The New Yorker

Published in The New Yorker – June 4, 2001

Written by John Lahr:
The Shock of the Good Broadway’s sweetheart lands in a sitcom.

As they tweak scenes for the pilot, Markus and Chenoweth sometimes act them out. In one, Kristin’s boss, the full time tycoon and part time Casanova Tommy Ballantine, interviews Kristin for the job as his personal assistant.

He dictates a list of chores: “First, call my veterinarian. Tell him the flea dip didn’t take. My cat is still infested, only now he smells like dry cleaning. I want my cat picked up, re-dipped, de-Martinized, and returned at his expense.” Chenoweth’s forehead wrinkles in concentration as she mimes writing on a notepad. “Fix cat,” she says. “Oops! I mean, fix cat problem. Whoa. Better add that last word! Like the difference between lightning and lightning bug!” Chenoweth puts a little spin on the word “bug” that makes Markus light up.

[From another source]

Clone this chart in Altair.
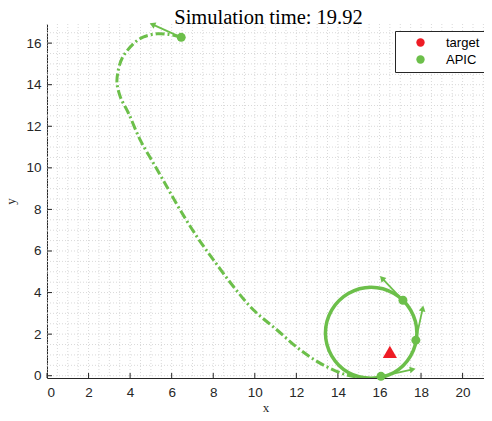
import altair as alt
import pandas as pd
import numpy as np

# ---- data ----
TITLE = "Simulation time: 19.92"

# approach trajectory (dash-dot)
path_x = [6.46, 5.85, 5.29, 4.65, 4.17, 3.61, 3.40, 3.37, 3.53, 3.93, 4.49, 5.13, 5.77,
          6.41, 7.22, 8.02, 8.98, 9.94, 11.07, 12.19, 13.31, 14.44, 15.40]
path_y = [16.28, 16.42, 16.45, 16.30, 15.98, 15.26, 14.54, 14.06, 13.41, 12.61, 11.33, 10.21, 9.09,
          7.97, 6.68, 5.56, 4.28, 3.16, 2.20, 1.24, 0.51, 0.03, -0.12]

# loiter circle (closed)
circ_x = [17.80, 17.50, 16.70, 15.60, 14.50, 13.70, 13.40, 13.70, 14.50, 15.60, 16.70, 17.50]
circ_y = [2.05, 3.15, 3.95, 4.25, 3.95, 3.15, 2.05, 0.95, 0.15, -0.12, 0.15, 0.95]

# agent positions and heading-arrow tips
agent_x = [6.46, 17.13, 17.75, 16.07]
agent_y = [16.28, 3.63, 1.71, -0.03]
tip_x = [5.07, 16.12, 18.08, 17.60]
tip_y = [16.90, 4.69, 3.24, 0.30]

# target
target_x = [16.5]
target_y = [1.15]

x_ticks = list(range(0, 21, 2))
y_ticks = list(range(0, 17, 2))

GREEN = "#6cbf4a"
RED = "#ee1c25"
W, H = 437, 354
XMAX, YMIN, YMAX = 21.03, -0.11, 16.92

xs = alt.Scale(domain=[0, XMAX], nice=False, zero=False)
ys = alt.Scale(domain=[YMIN, YMAX], nice=False, zero=False)

path_df = pd.DataFrame({"x": path_x, "y": path_y, "o": range(len(path_x))})
circ_df = pd.DataFrame({"x": circ_x, "y": circ_y, "o": range(len(circ_x))})
agents = pd.DataFrame({"x": agent_x, "y": agent_y, "tx": tip_x, "ty": tip_y,
                       "series": ["APIC"] * len(agent_x)})
agents["ang"] = np.degrees(np.arctan2(agents.tx - agents.x, agents.ty - agents.y)) % 360
target_df = pd.DataFrame({"x": target_x, "y": target_y, "series": ["target"]})
title_df = pd.DataFrame({"t": [TITLE]})

minor_vx = pd.DataFrame({"v": np.arange(0, XMAX, 0.5)})
minor_hy = pd.DataFrame({"v": np.arange(0, YMAX, 0.5)})
xt_df = pd.DataFrame({"v": x_ticks})
yt_df = pd.DataFrame({"v": y_ticks})

axis_common = dict(domainColor="#262626", domainWidth=1, ticks=False, grid=False,
                   labelFont="Liberation Sans", labelFontSize=13.5, labelColor="#262626",
                   titleFont="Liberation Serif", titleFontSize=13, titleFontWeight="normal",
                   titleColor="#262626")

grid_v = alt.Chart(minor_vx).mark_rule(color="#d9d9d9", strokeDash=[1, 2], strokeWidth=1).encode(
    x=alt.X("v:Q", scale=xs, axis=alt.Axis(values=x_ticks, title="x", labelPadding=7,
                                           titlePadding=3, **axis_common)),
    y=alt.value(0), y2=alt.value(H))
grid_h = alt.Chart(minor_hy).mark_rule(color="#d9d9d9", strokeDash=[1, 2], strokeWidth=1).encode(
    y=alt.Y("v:Q", scale=ys, axis=alt.Axis(values=y_ticks, title="y", labelPadding=6,
                                           titlePadding=8, **axis_common)),
    x=alt.value(0), x2=alt.value(W))

xticks = alt.Chart(xt_df).mark_rule(color="#262626", strokeWidth=1).encode(
    x=alt.X("v:Q", scale=xs), y=alt.value(H), y2=alt.value(H - 5))
yticks = alt.Chart(yt_df).mark_rule(color="#262626", strokeWidth=1).encode(
    y=alt.Y("v:Q", scale=ys), x=alt.value(0), x2=alt.value(5))

path = alt.Chart(path_df).mark_line(color=GREEN, strokeWidth=3, strokeDash=[9, 3, 2, 3],
                                    interpolate="catmull-rom", clip=True).encode(
    x=alt.X("x:Q", scale=xs), y=alt.Y("y:Q", scale=ys), order="o:Q")
circle = alt.Chart(circ_df).mark_line(color=GREEN, strokeWidth=3.5,
                                      interpolate="cardinal-closed", clip=True).encode(
    x=alt.X("x:Q", scale=xs), y=alt.Y("y:Q", scale=ys), order="o:Q")

arrows = alt.Chart(agents).mark_rule(color=GREEN, strokeWidth=1.8).encode(
    x=alt.X("x:Q", scale=xs), y=alt.Y("y:Q", scale=ys), x2="tx:Q", y2="ty:Q")
heads = alt.Chart(agents).mark_point(shape="triangle-up", filled=True, opacity=1,
                                     color=GREEN, size=45).encode(
    x=alt.X("tx:Q", scale=xs), y=alt.Y("ty:Q", scale=ys), angle=alt.Angle("ang:Q", scale=None))

color_scale = alt.Scale(domain=["target", "APIC"], range=[RED, GREEN])
legend = alt.Legend(title=None, orient="none", legendX=348, legendY=7, symbolType="circle",
                    symbolSize=70, symbolOpacity=1, symbolStrokeWidth=0,
                    labelFont="Liberation Sans", labelFontSize=13, labelColor="#000000",
                    strokeColor="#262626", fillColor="white", padding=5, symbolOffset=14,
                    labelOffset=19, rowPadding=3, labelLimit=200)

dots = alt.Chart(agents).mark_point(shape="circle", filled=True, opacity=1, size=80).encode(
    x=alt.X("x:Q", scale=xs), y=alt.Y("y:Q", scale=ys),
    color=alt.Color("series:N", scale=color_scale, legend=legend))
target = alt.Chart(target_df).mark_point(shape="triangle-up", filled=True, opacity=1, size=200).encode(
    x=alt.X("x:Q", scale=xs), y=alt.Y("y:Q", scale=ys),
    color=alt.Color("series:N", scale=color_scale, legend=legend))

title = alt.Chart(title_df).mark_text(font="Liberation Serif", fontSize=20.5, color="#000000",
                                      align="center", baseline="alphabetic").encode(
    text="t:N", x=alt.value(W / 2 + 3), y=alt.value(0))

chart = alt.layer(grid_v, grid_h, xticks, yticks, path, circle, arrows, heads, target, dots,
                  title).properties(
    width=W, height=H,
    autosize=alt.AutoSizeParams(type="none"),
    padding={"left": 39, "top": 16, "right": 0, "bottom": 35},
).configure_view(stroke=None).configure_legend(cornerRadius=0, strokeWidth=1)

chart.save("out.html", embed_options={"renderer": "svg", "actions": False})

All games are best when they are tense, and Markus has set up a shrewdly comic battle of wills between the righteous Kristin and the sensationally pagan Tommy (“If you’re a woman and you’re breathing, you’re in Tommyworld”). Markus’s innovation is not so much in the sitcom form as in its content. By making Kristin the heroine of the show, he brings to center stage the kind of character- a moral, conservative person-who has traditionally been relegated to a stock secondary role, such as the uptight neighbor. “I’m having the same feelings that I had on “The Cosby Show’,” Markus says, “We’re taking a character American Television viewers don’t normally see as accessible and turning her into a Everyperson.”